Effective vulnerability management requires a standardized method for prioritizing risks. The DREAD model, originally developed by Microsoft, provides a quantitative framework to assess the severity of security threats based on five key categories.
The Five Categories of DREAD
DREAD transforms qualitative risk assessments into a calculated score.
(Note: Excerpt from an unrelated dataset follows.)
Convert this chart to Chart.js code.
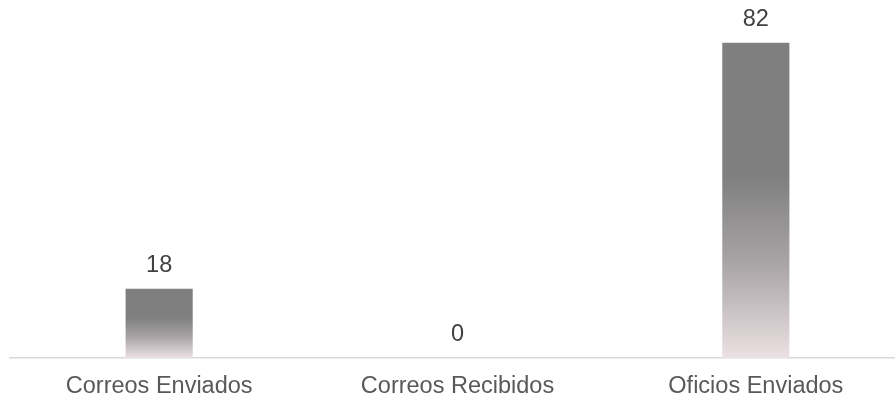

Each category is rated on a scale of 1 to 10.
Damage Potential
If the threat is exploited, how severe is the damage?
- 0: No potential for damage.
- 5: Information leakage or non-critical service disruption.
- 10: Complete system compromise, data destruction, or total service unavailability.
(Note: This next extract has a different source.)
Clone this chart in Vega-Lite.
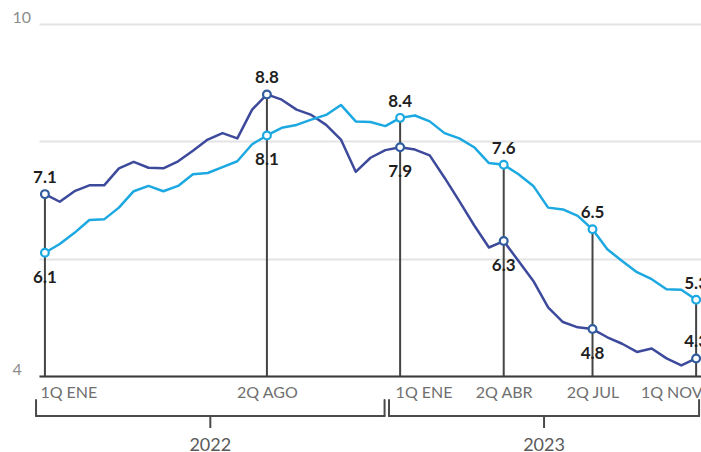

Note: Damage potential should consider both technical impact (data loss) and business impact (reputation, financial loss).
Reproducibility
How easy is it to reproduce the attack?
- 0: Nearly impossible, even for the original attacker.
- 5: Requires a specific, complex sequence of unsynchronized events.
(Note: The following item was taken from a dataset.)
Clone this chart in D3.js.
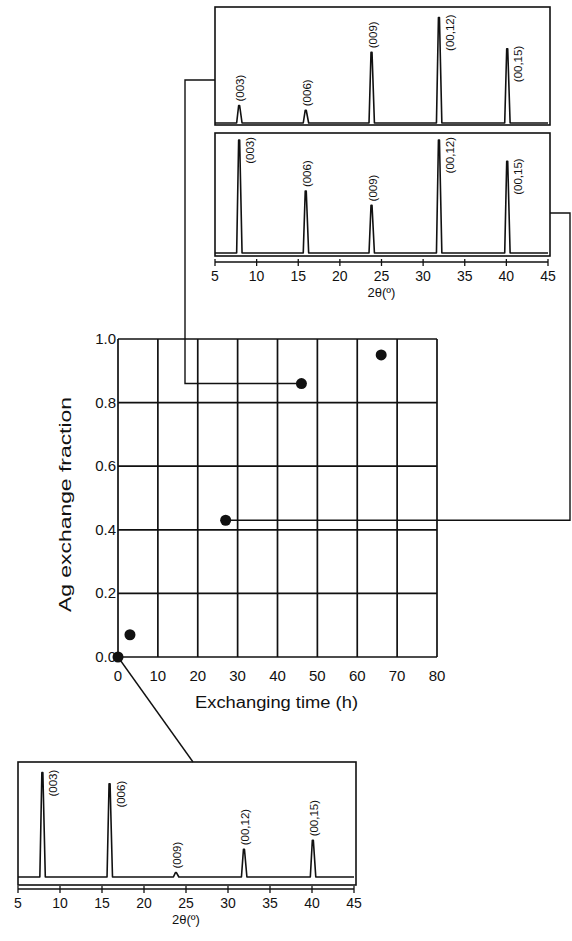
<!DOCTYPE html>
<html>
<head>
<meta charset="utf-8">
<script src="https://cdn.jsdelivr.net/npm/d3@7"></script>
<style>
  body { margin: 0; background: #fff; }
  text { font-family: "Liberation Sans", Arial, sans-serif; fill: #111; }
</style>
</head>
<body>
<svg></svg>
<script>
// main plot data
var times = [0, 3, 27, 46, 66];
var fractions = [0, 0.07, 0.43, 0.86, 0.95];
var xTicks = [0, 10, 20, 30, 40, 50, 60, 70, 80];
var yTicks = [0, 0.2, 0.4, 0.6, 0.8, 1.0];

// XRD peaks
var peakNames = ['(003)', '(006)', '(009)', '(00,12)', '(00,15)'];
var peakPos = [7.9, 15.9, 23.8, 31.9, 40.1];
var peaksTopA = [0.15, 0.11, 0.61, 0.91, 0.64];   // top sample, upper trace
var peaksTopB = [0.95, 0.52, 0.40, 0.95, 0.77];   // top sample, lower trace
var peaksBottom = [0.94, 0.84, 0.04, 0.25, 0.33]; // 0 h sample
var thetaTicks = [5, 10, 15, 20, 25, 30, 35, 40, 45];

var W = 572, H = 941;
var svg = d3.select('svg')
    .attr('width', W)
    .attr('height', H);

var ink = '#111';

// ---------- main chart ----------
var x = d3.scaleLinear().domain([0, 80]).range([118, 437]);
var y = d3.scaleLinear().domain([0, 1]).range([657, 339]);

var grid = svg.append('g').attr('stroke', ink).attr('stroke-width', 1.7);
grid.selectAll('line.v').data(xTicks).enter().append('line')
    .attr('x1', d => x(d)).attr('x2', d => x(d))
    .attr('y1', y(0)).attr('y2', y(1));
grid.selectAll('line.h').data(yTicks).enter().append('line')
    .attr('x1', x(0)).attr('x2', x(80))
    .attr('y1', d => y(d)).attr('y2', d => y(d));

svg.append('g').selectAll('text').data(xTicks).enter().append('text')
    .attr('x', d => x(d)).attr('y', y(0) + 24)
    .attr('text-anchor', 'middle')
    .attr('font-size', 15)
    .text(d => d);

svg.append('g').selectAll('text').data(yTicks).enter().append('text')
    .attr('x', x(0) - 2).attr('y', d => y(d) + 5)
    .attr('text-anchor', 'end')
    .attr('font-size', 15)
    .text(d => d3.format('.1f')(d));

svg.append('text')
    .attr('x', 195).attr('y', 708)
    .attr('font-size', 16)
    .attr('textLength', 163)
    .attr('lengthAdjust', 'spacingAndGlyphs')
    .text('Exchanging time (h)');

svg.append('text')
    .attr('transform', 'translate(71,612) rotate(-90)')
    .attr('font-size', 16)
    .attr('textLength', 215)
    .attr('lengthAdjust', 'spacingAndGlyphs')
    .text('Ag exchange fraction');

// ---------- connectors ----------
var conn = svg.append('g').attr('fill', 'none').attr('stroke', ink).attr('stroke-width', 1.4);
conn.append('path')
    .attr('d', d3.line()([[x(times[3]), y(fractions[3])], [185, y(fractions[3])], [185, 80], [215, 80]]));
conn.append('path')
    .attr('d', d3.line()([[x(times[2]), y(fractions[2])], [570, y(fractions[2])], [570, 213], [550, 213]]));
conn.append('path')
    .attr('d', d3.line()([[x(times[0]), y(fractions[0])], [193, 762]]));

svg.append('g').selectAll('circle').data(times).enter().append('circle')
    .attr('cx', d => x(d))
    .attr('cy', (d, i) => y(fractions[i]))
    .attr('r', 5.5)
    .attr('fill', ink);

// ---------- XRD panels ----------
function tracePoints(peaks) {
  var pts = [[5, 0]];
  peakPos.forEach(function(p, i) {
    pts.push([p - 0.3, 0], [p - 0.06, peaks[i]], [p + 0.06, peaks[i]], [p + 0.35, 0]);
  });
  pts.push([45, 0]);
  return pts;
}

function drawTrace(g, xs, ys, peaks) {
  g.append('path')
      .attr('d', d3.line().x(d => xs(d[0])).y(d => ys(d[1]))(tracePoints(peaks)))
      .attr('fill', 'none')
      .attr('stroke', ink)
      .attr('stroke-width', 1.6)
      .attr('stroke-linejoin', 'round');
}

// side = label to the right of the peak reading down from its top,
// otherwise the label sits above the peak
function drawLabels(g, xs, ys, peaks, side) {
  g.selectAll('text.pk').data(peakNames).enter().append('text')
      .attr('transform', function(d, i) {
        var px = xs(peakPos[i]) + (side[i] ? 15 : 5);
        var py = side[i] ? ys(peaks[i]) - 3 : ys(peaks[i]) - 4;
        return 'translate(' + px + ',' + py + ') rotate(-90)';
      })
      .attr('text-anchor', (d, i) => side[i] ? 'end' : 'start')
      .attr('font-size', 11.5)
      .text(d => d);
}

function drawAxis(g, xs, yAxis) {
  g.append('line')
      .attr('x1', xs(5)).attr('x2', xs(45))
      .attr('y1', yAxis).attr('y2', yAxis)
      .attr('stroke', ink).attr('stroke-width', 1.6);
  g.selectAll('line.tk').data(thetaTicks).enter().append('line')
      .attr('x1', d => xs(d)).attr('x2', d => xs(d))
      .attr('y1', yAxis - 3).attr('y2', yAxis + 4)
      .attr('stroke', ink).attr('stroke-width', 1.3);
  g.selectAll('text.tl').data(thetaTicks).enter().append('text')
      .attr('x', d => xs(d)).attr('y', yAxis + 19)
      .attr('text-anchor', 'middle')
      .attr('font-size', 14)
      .text(d => d);
  g.append('text')
      .attr('x', (xs(5) + xs(45)) / 2).attr('y', yAxis + 35)
      .attr('text-anchor', 'middle')
      .attr('font-size', 13)
      .text('2θ(º)');
}

function frame(g, x0, x1, y0, y1) {
  g.append('rect')
      .attr('x', x0).attr('y', y0)
      .attr('width', x1 - x0).attr('height', y1 - y0)
      .attr('fill', 'none').attr('stroke', ink).attr('stroke-width', 1.6);
}

// top block
var xt = d3.scaleLinear().domain([5, 45]).range([215, 548]);
var topG = svg.append('g');
frame(topG, 215, 550, 7, 125);
frame(topG, 215, 550, 133, 256);
var ytA = d3.scaleLinear().domain([0, 1]).range([123, 7]);
var ytB = d3.scaleLinear().domain([0, 1]).range([253, 134]);
drawTrace(topG, xt, ytA, peaksTopA);
drawTrace(topG, xt, ytB, peaksTopB);
drawLabels(topG, xt, ytA, peaksTopA, [false, false, false, true, true]);
drawLabels(topG, xt, ytB, peaksTopB, [true, false, false, true, true]);
drawAxis(topG, xt, 262);

// bottom block
var xb = d3.scaleLinear().domain([5, 45]).range([18, 354]);
var botG = svg.append('g');
frame(botG, 18, 356, 762, 885);
var yb = d3.scaleLinear().domain([0, 1]).range([877, 766]);
drawTrace(botG, xb, yb, peaksBottom);
drawLabels(botG, xb, yb, peaksBottom, [true, true, false, false, false]);
drawAxis(botG, xb, 889);
</script>
</body>
</html>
- 10: The attack can be reproduced reliably every time (e.g., via a script).
Exploitability
How much effort and expertise is required to launch the attack?
- 0: Requires advanced knowledge, funding, and custom tooling (State-level actor).
- 5: Verified proof-of-concept code exists; requires some customization.
- 10: Automated tools are available; requires no skill to execute.
Affected Users
What percentage of users are impacted?
- 0: No users.
- 5: A specific subset of users (e.g., only administrators).
- 10: All users, including anonymous and authenticated users.
Discoverability
How easy is it to discover the vulnerability?
- 0: Hidden functionality; requires source code access to find.
- 5: Can be found by monitoring network traffic or guessing common patterns.
- 10: Visible in the UI or flagged by standard vulnerability scanners.
Calculating the Risk Score
The final DREAD score is the average of the five values:
Risk Score = (Damage + Reproducibility + Exploitability + Affected Users + Discoverability) / 5
Severity Bands
| Score Range | Severity Classification | Recommended SLA |
|---|---|---|
| 1.0 - 3.9 | Low | Fix within 90 days or accept risk. |
| 4.0 - 6.9 | Medium | Fix within 30 days. |
| 7.0 - 10.0 | High / Critical | Immediate remediation required (24-48 hours). |
Practical Application: SQL Injection
Consider a SQL Injection vulnerability in a legacy search form.
| Category | Score | Rationale |
|---|---|---|
| Damage | 9 | Allows full database dump and modification. |
| Reproducibility | 10 | Trivial to reproduce with a browser. |
| Exploitability | 8 | Requires basic SQL knowledge; reliable tools like sqlmap exist. |
| Affected Users | 10 | The database powers the core application for all users. |
| Discoverability | 7 | Common parameter structure; discovered by automated scanner. |
| Total | 44 | |
| Average | 8.8 | Critical Severity |
Compared to a Cross-Site Scripting (XSS) bug on an admin-only page: Damage (4) + Reproducibility (8) + Exploitability (5) + Affected Users (2) + Discoverability (3) = 22 / 5 = 4.4 (Medium).
This quantitative approach removes ambiguity and helps stakeholders understand why one bug takes precedence over another.